Simultaneous Estimation of Shape and Force along Highly Deformable Surgical Manipulators Using Sparse FBG Measurement

TL;DR

This paper introduces a data-driven approach using sparse FBG strain measurements for real-time shape and force estimation in highly deformable surgical robots, overcoming model dependence and enabling force sensing at arbitrary locations.

Contribution

It presents a novel, model-independent method for simultaneous shape and force estimation using a single FBG fiber in highly deformable surgical manipulators.

Findings

High accuracy in shape-force sensing demonstrated in experiments.

Effective in both free space and contact scenarios.

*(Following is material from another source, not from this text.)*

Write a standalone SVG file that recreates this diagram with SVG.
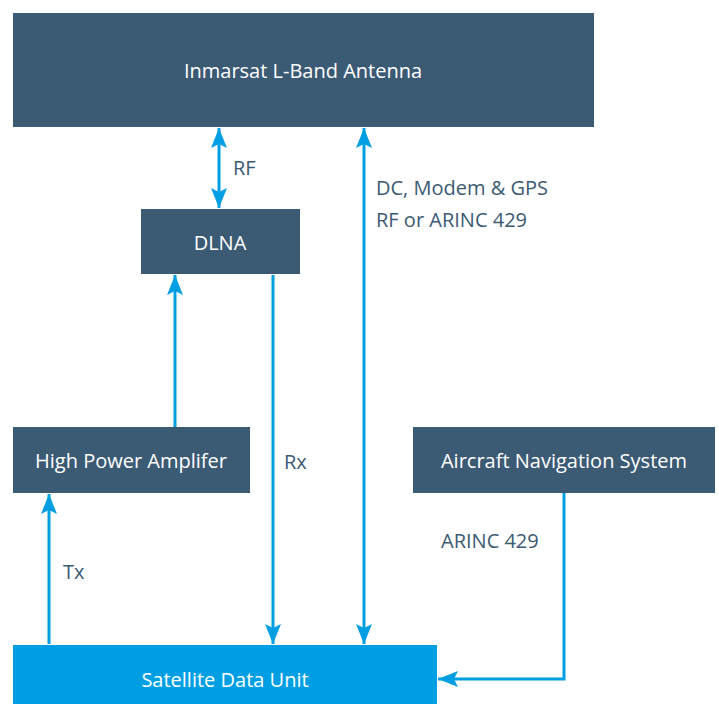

Superiority over existing methods in dynamic sensing accuracy.

Abstract

Recently, fiber optic sensors such as fiber Bragg gratings (FBGs) have been widely investigated for shape reconstruction and force estimation of flexible surgical robots. However, most existing approaches need precise model parameters of FBGs inside the fiber and their alignments with the flexible robots for accurate sensing results. Another challenge lies in online acquiring external forces at arbitrary locations along the flexible robots, which is highly required when with large deflections in robotic surgery. In this paper, we propose a novel data-driven paradigm for simultaneous estimation of shape and force along highly deformable flexible robots by using sparse strain measurement from a single-core FBG fiber. A thin-walled soft sensing tube helically embedded with FBG sensors is designed for a robotic-assisted flexible ureteroscope with large deflection up to 270 degrees and a bend radius under 10 mm. We introduce and study three learning models by incorporating spatial strain encoders, and compare their performances in both free space and constrained environments with contact forces at different locations. The experimental results in terms of dynamic shape-force sensing accuracy demonstrate the effectiveness and superiority of the proposed methods.